## Challenge:
Skip the pictures and quote all of the lines exactly.

§ §

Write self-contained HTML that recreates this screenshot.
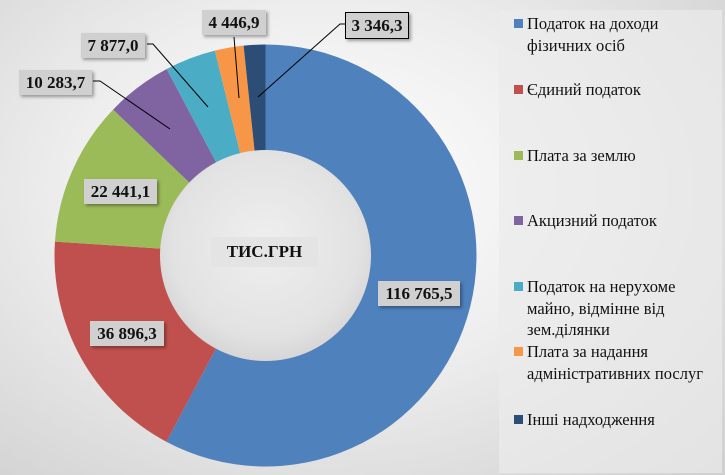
<!DOCTYPE html>
<html><head><meta charset="utf-8"><style>
html,body{margin:0;padding:0}
*{font-family:"Liberation Serif","Noto Serif CJK SC","DejaVu Serif",serif}
body{width:725px;height:475px;overflow:hidden;background:radial-gradient(ellipse at 45% 40%,#ffffff 0%,#eeeeee 45%,#cfcfcf 100%);position:relative}
.lbl{position:absolute;background:#d0d0d0;font-weight:bold;font-size:17px;line-height:25px;text-align:center;box-shadow:2px 2px 3px rgba(0,0,0,.35);color:#111;white-space:nowrap}
#leg{position:absolute;left:499px;top:10px;width:223px;height:463px;background:rgba(235,235,235,.7)}
.li{position:absolute;left:28px;font-size:16.5px;line-height:21.7px;color:#111;white-space:nowrap}
.sq{position:absolute;left:-13px;top:6px;width:9px;height:9px}
</style></head><body>
<svg id="s" width="725" height="475" style="position:absolute;left:0;top:0">
<defs><radialGradient id="ig" cx="50%" cy="45%" r="55%"><stop offset="0" stop-color="#efefef"/><stop offset="0.8" stop-color="#e2e2e2"/><stop offset="1" stop-color="#d6d6d6"/></radialGradient></defs>
<g id="g"></g>
<circle cx="265.5" cy="255.5" r="105.5" fill="url(#ig)"/>
<g stroke="#000" stroke-width="1" fill="none">
<polyline points="93,81 100,81 170,129"/>
<polyline points="147,44 153,44 208,107"/>
<polyline points="234,37 239,98"/>
<polyline points="345,24 340,24 258,97"/>
</g>
</svg>
<div class="lbl" style="left:378px;top:281px;width:82px">116 765,5</div>
<div class="lbl" style="left:90px;top:321px;width:74px">36 896,3</div>
<div class="lbl" style="left:84px;top:179px;width:73px">22 441,1</div>
<div class="lbl" style="left:19px;top:70px;width:73px">10 283,7</div>
<div class="lbl" style="left:81px;top:33px;width:64px">7 877,0</div>
<div class="lbl" style="left:202px;top:10px;width:64px">4 446,9</div>
<div class="lbl" style="left:345px;top:12px;width:62px;border:1px solid #000">3 346,3</div>
<div class="lbl" style="left:211px;top:237px;width:107px;height:30px;line-height:30px;background:#e4e4e4;box-shadow:none">ТИС.ГРН</div>
<div id="leg">
<div class="li" style="top:3px"><span class="sq" style="background:#4f81bd"></span>Податок на доходи<br>фізичних осіб</div>
<div class="li" style="top:69px"><span class="sq" style="background:#c0504d"></span>Єдиний податок</div>
<div class="li" style="top:135px"><span class="sq" style="background:#9bbb59"></span>Плата за землю</div>
<div class="li" style="top:200px"><span class="sq" style="background:#8064a2"></span>Акцизний податок</div>
<div class="li" style="top:266px"><span class="sq" style="background:#4bacc6"></span>Податок на нерухоме<br>майно, відмінне від<br>зем.ділянки</div>
<div class="li" style="top:331px"><span class="sq" style="background:#f79646"></span>Плата за надання<br>адміністративних послуг</div>
<div class="li" style="top:399px"><span class="sq" style="background:#2c4d75"></span>Інші надходження</div>
</div>
<script>
var v=[116765.5,36896.3,22441.1,10283.7,7877.0,4446.9,3346.3],c=["#4f81bd","#c0504d","#9bbb59","#8064a2","#4bacc6","#f79646","#2c4d75"];
var t=v.reduce(function(a,b){return a+b},0),a=0,cx=265.5,cy=255.5,R=211,g=document.getElementById("g"),h="";
v.forEach(function(x,i){var b=a+x/t*2*Math.PI;var x1=cx+R*Math.sin(a),y1=cy-R*Math.cos(a),x2=cx+R*Math.sin(b),y2=cy-R*Math.cos(b);
h+='<path d="M'+cx+','+cy+' L'+x1+','+y1+' A'+R+','+R+' 0 '+((b-a)>Math.PI?1:0)+' 1 '+x2+','+y2+' Z" fill="'+c[i]+'"/>';a=b;});
g.innerHTML=h;
</script>
</body></html>
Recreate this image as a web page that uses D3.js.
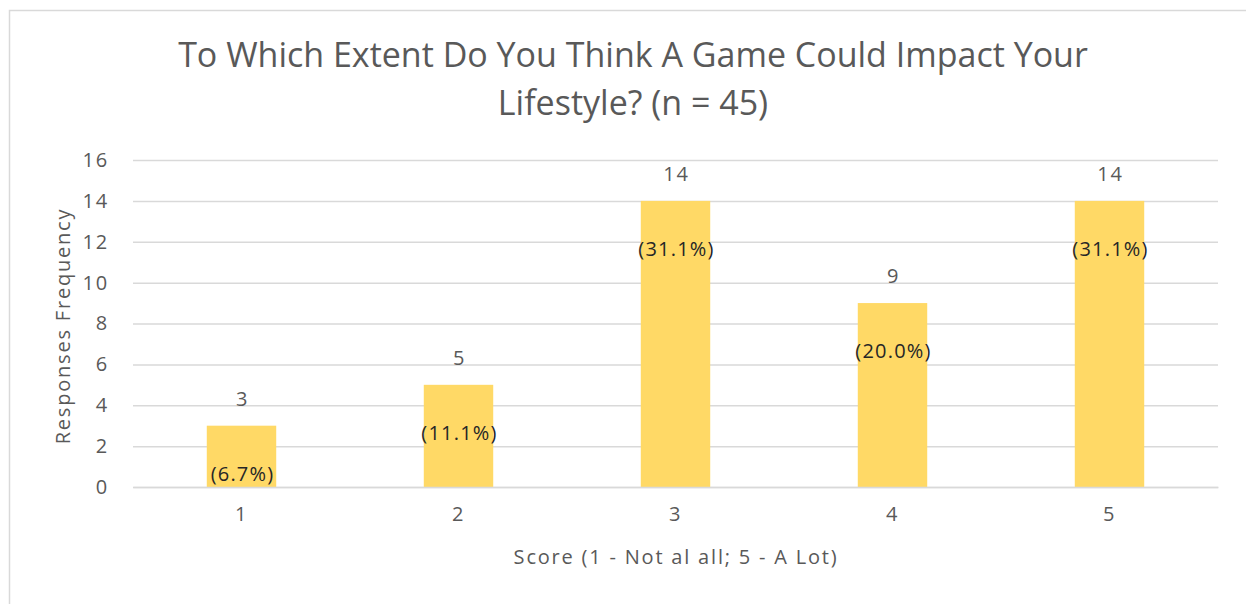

§ §

## Task output:
Write self-contained HTML that recreates this screenshot.
<!DOCTYPE html>
<html><head><meta charset="utf-8"><style>
html,body{margin:0;padding:0}
*{font-family:"Liberation Serif","Noto Serif CJK SC","DejaVu Serif",serif}
body{width:725px;height:475px;overflow:hidden;background:radial-gradient(ellipse at 45% 40%,#ffffff 0%,#eeeeee 45%,#cfcfcf 100%);position:relative}
.lbl{position:absolute;background:#d0d0d0;font-weight:bold;font-size:17px;line-height:25px;text-align:center;box-shadow:2px 2px 3px rgba(0,0,0,.35);color:#111;white-space:nowrap}
#leg{position:absolute;left:499px;top:10px;width:223px;height:463px;background:rgba(235,235,235,.7)}
.li{position:absolute;left:28px;font-size:16.5px;line-height:21.7px;color:#111;white-space:nowrap}
.sq{position:absolute;left:-13px;top:6px;width:9px;height:9px}
</style></head><body>
<svg id="s" width="725" height="475" style="position:absolute;left:0;top:0">
<defs><radialGradient id="ig" cx="50%" cy="45%" r="55%"><stop offset="0" stop-color="#efefef"/><stop offset="0.8" stop-color="#e2e2e2"/><stop offset="1" stop-color="#d6d6d6"/></radialGradient></defs>
<g id="g"></g>
<circle cx="265.5" cy="255.5" r="105.5" fill="url(#ig)"/>
<g stroke="#000" stroke-width="1" fill="none">
<polyline points="93,81 100,81 170,129"/>
<polyline points="147,44 153,44 208,107"/>
<polyline points="234,37 239,98"/>
<polyline points="345,24 340,24 258,97"/>
</g>
</svg>
<div class="lbl" style="left:378px;top:281px;width:82px">116 765,5</div>
<div class="lbl" style="left:90px;top:321px;width:74px">36 896,3</div>
<div class="lbl" style="left:84px;top:179px;width:73px">22 441,1</div>
<div class="lbl" style="left:19px;top:70px;width:73px">10 283,7</div>
<div class="lbl" style="left:81px;top:33px;width:64px">7 877,0</div>
<div class="lbl" style="left:202px;top:10px;width:64px">4 446,9</div>
<div class="lbl" style="left:345px;top:12px;width:62px;border:1px solid #000">3 346,3</div>
<div class="lbl" style="left:211px;top:237px;width:107px;height:30px;line-height:30px;background:#e4e4e4;box-shadow:none">ТИС.ГРН</div>
<div id="leg">
<div class="li" style="top:3px"><span class="sq" style="background:#4f81bd"></span>Податок на доходи<br>фізичних осіб</div>
<div class="li" style="top:69px"><span class="sq" style="background:#c0504d"></span>Єдиний податок</div>
<div class="li" style="top:135px"><span class="sq" style="background:#9bbb59"></span>Плата за землю</div>
<div class="li" style="top:200px"><span class="sq" style="background:#8064a2"></span>Акцизний податок</div>
<div class="li" style="top:266px"><span class="sq" style="background:#4bacc6"></span>Податок на нерухоме<br>майно, відмінне від<br>зем.ділянки</div>
<div class="li" style="top:331px"><span class="sq" style="background:#f79646"></span>Плата за надання<br>адміністративних послуг</div>
<div class="li" style="top:399px"><span class="sq" style="background:#2c4d75"></span>Інші надходження</div>
</div>
<script>
var v=[116765.5,36896.3,22441.1,10283.7,7877.0,4446.9,3346.3],c=["#4f81bd","#c0504d","#9bbb59","#8064a2","#4bacc6","#f79646","#2c4d75"];
var t=v.reduce(function(a,b){return a+b},0),a=0,cx=265.5,cy=255.5,R=211,g=document.getElementById("g"),h="";
v.forEach(function(x,i){var b=a+x/t*2*Math.PI;var x1=cx+R*Math.sin(a),y1=cy-R*Math.cos(a),x2=cx+R*Math.sin(b),y2=cy-R*Math.cos(b);
h+='<path d="M'+cx+','+cy+' L'+x1+','+y1+' A'+R+','+R+' 0 '+((b-a)>Math.PI?1:0)+' 1 '+x2+','+y2+' Z" fill="'+c[i]+'"/>';a=b;});
g.innerHTML=h;
</script>
</body></html>
Recreate this image as a web page that uses D3.js.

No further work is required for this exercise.